• WHAT YOU NEED TO DO: In the entries below, count every line with the string "this". State the count and nothing else.

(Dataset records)
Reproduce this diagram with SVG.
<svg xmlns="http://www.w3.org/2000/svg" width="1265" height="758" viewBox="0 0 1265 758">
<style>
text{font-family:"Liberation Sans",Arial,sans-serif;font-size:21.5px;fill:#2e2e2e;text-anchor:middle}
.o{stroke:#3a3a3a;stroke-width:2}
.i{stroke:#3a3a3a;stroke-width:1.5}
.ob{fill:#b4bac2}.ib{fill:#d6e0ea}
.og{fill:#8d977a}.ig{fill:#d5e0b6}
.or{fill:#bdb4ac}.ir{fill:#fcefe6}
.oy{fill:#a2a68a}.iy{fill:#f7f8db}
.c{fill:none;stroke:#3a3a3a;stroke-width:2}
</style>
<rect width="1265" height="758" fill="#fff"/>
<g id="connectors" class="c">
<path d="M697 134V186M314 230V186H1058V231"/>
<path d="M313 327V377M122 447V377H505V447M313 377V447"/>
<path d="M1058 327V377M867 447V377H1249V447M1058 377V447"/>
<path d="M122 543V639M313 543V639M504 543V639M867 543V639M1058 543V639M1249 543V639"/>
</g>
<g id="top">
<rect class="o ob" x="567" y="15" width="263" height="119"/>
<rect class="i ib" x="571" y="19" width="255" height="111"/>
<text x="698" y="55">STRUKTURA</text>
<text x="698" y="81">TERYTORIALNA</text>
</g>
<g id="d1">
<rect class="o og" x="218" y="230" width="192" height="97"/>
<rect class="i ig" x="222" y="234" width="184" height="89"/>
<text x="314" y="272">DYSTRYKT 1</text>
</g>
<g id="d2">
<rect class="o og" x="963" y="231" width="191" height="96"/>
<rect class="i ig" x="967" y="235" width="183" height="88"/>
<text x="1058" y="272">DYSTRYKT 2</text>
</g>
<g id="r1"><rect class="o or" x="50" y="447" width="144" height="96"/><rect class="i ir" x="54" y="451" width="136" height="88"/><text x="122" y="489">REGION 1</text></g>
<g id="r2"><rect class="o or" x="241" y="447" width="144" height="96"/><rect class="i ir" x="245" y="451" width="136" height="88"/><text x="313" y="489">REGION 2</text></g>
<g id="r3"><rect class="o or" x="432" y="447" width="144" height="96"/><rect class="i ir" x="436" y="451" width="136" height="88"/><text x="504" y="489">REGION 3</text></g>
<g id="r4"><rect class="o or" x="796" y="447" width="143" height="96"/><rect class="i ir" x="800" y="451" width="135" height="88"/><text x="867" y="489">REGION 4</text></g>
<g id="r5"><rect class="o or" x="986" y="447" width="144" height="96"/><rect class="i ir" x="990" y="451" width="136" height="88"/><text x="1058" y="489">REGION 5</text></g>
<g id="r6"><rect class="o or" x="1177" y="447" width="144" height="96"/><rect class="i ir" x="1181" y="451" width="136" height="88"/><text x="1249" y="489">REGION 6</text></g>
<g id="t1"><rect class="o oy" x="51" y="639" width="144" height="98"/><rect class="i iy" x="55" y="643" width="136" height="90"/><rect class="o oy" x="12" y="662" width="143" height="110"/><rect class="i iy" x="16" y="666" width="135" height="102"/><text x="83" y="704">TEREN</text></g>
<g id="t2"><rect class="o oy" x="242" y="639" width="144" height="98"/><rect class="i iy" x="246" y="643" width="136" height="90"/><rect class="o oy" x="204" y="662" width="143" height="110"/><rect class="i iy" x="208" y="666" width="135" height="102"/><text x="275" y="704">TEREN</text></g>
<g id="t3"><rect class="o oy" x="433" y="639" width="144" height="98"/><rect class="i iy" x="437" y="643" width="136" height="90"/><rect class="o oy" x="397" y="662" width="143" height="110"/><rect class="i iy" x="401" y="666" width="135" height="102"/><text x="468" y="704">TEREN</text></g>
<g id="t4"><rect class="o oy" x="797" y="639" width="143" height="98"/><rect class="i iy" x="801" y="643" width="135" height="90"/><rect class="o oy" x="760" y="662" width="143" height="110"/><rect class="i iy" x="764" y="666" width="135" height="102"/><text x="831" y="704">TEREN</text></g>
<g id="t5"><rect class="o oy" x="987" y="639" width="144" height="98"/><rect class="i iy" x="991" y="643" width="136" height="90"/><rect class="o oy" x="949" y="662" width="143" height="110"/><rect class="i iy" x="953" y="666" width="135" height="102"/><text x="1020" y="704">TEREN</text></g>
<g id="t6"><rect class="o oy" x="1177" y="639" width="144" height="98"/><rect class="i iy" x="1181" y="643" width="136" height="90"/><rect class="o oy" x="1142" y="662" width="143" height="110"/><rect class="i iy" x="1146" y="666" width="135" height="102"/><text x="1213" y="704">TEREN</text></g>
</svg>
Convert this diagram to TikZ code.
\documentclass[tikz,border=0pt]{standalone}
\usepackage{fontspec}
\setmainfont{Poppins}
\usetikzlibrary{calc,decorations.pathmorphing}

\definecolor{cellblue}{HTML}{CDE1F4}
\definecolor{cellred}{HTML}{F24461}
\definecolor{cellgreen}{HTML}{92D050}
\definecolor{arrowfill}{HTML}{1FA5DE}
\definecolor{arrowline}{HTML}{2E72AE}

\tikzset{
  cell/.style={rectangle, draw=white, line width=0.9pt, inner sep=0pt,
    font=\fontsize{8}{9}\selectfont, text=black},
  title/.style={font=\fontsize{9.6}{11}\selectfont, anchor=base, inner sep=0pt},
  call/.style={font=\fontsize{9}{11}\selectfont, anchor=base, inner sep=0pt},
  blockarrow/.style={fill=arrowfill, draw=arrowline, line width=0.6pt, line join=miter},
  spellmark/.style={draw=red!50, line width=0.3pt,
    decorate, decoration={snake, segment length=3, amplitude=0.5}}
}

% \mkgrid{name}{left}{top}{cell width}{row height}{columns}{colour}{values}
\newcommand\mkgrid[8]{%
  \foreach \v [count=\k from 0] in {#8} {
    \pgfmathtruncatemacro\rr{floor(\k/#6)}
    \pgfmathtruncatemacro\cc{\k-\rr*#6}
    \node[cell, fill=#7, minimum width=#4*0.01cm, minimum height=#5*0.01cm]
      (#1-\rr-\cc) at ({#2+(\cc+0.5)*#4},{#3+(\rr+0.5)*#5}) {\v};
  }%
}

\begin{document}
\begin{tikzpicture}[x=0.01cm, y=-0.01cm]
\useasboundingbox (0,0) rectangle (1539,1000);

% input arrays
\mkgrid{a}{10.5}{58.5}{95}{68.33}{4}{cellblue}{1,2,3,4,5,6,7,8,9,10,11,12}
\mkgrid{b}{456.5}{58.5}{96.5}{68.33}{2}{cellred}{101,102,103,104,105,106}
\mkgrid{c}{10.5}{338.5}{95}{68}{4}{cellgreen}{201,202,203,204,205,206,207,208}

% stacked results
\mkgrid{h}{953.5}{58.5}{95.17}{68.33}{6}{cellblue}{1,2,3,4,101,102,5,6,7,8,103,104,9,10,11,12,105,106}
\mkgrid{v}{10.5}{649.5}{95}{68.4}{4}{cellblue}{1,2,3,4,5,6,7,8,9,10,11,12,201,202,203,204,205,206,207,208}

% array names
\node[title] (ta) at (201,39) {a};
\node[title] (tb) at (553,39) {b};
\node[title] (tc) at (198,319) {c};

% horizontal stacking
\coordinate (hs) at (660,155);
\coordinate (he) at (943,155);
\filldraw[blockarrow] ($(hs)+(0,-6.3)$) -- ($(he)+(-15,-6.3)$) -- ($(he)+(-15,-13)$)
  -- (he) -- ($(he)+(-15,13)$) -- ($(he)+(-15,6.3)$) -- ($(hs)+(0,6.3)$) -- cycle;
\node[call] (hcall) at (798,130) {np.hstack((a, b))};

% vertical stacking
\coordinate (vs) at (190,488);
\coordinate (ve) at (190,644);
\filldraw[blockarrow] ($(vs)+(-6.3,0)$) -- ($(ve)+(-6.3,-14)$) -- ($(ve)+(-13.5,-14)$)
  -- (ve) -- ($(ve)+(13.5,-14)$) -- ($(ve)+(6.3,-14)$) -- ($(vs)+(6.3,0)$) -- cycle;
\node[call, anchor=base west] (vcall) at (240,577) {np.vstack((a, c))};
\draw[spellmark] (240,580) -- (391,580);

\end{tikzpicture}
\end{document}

• THE SOLUTION: 2